Adelup has urged the Legislature to pass the bill because the Calvo administration hopes to secure the loan through a Tax and Revenue Anticipation Note by the end of the month.

The fiscal team has maintained the note would be repaid by the end of each fiscal year, on Sept. 30, with funds the government would've used to pay refunds. Passing the note, Adelup said, would save the administration on interest owed on tax refund payments.

Speaker Benjamin Cruz, D-Tumon, has raised concerns regarding the bill’s lien and appropriation on Section 30 revenue. He’s said passing the measure could impact GovGuam’s spending availability and mean job losses.

Section 30 funds come from income tax payments withheld from federal employees and military personnel. GovGuam receives the Section 30 money near the end of the summer. Calvo’s measure would back the $75 million loans with the Section 30 money.
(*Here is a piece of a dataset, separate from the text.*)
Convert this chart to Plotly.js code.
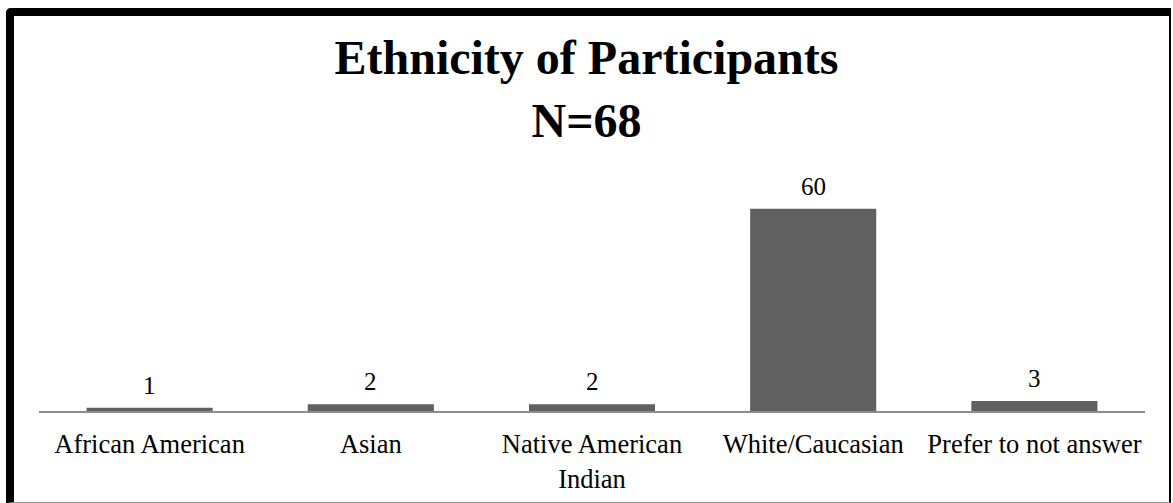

Cruz said the problem with that is twofold:

  • If the governor is pledging such funds in statute, the Legislature, when setting the upcoming fiscal budget, can’t appropriate that money for spending next year; and
  • The federal government has pledged to use a portion of GovGuam’s Section 30 allotment this year to pay war claims to World War II survivors.

According to the law enacted last December, the difference in amounts between this year’s collections and the 2014 collections will go into a Claims Fund.

At the center of Monday's debate was the amount of money GovGuam got in Section 30 funds in 2014. Citing data from the public auditor, Cruz said the government received roughly $63 million in fiscal 2014. The Calvo administration said the amount received was $120 million.

During session, Cruz said he reached out to Guam Economic Development Authority's bond counsel for clarification on whether the Legislature can double appropriate Section 30 funds. Cruz said an answer wasn't provided.

Bureau of Budget and Management Research Deputy Director Lester Carlson said Cruz's question is an issue of policy and not  in the GEDA bond counsel's purview.

"It was outside his scope as bond counsel," Carlson said.

Sen. Louise Muña joined colleagues in being uncertain about Section 30 funds.

"We just need clarification on the numbers. .... A lot of issues with the Section 30 is because of the war claims," she said. "Until we get confirmation from (Delegate Madeleine Bordallo's) office, it’s difficult."

The Legislature tabled further discussion on the bill until Tuesday morning.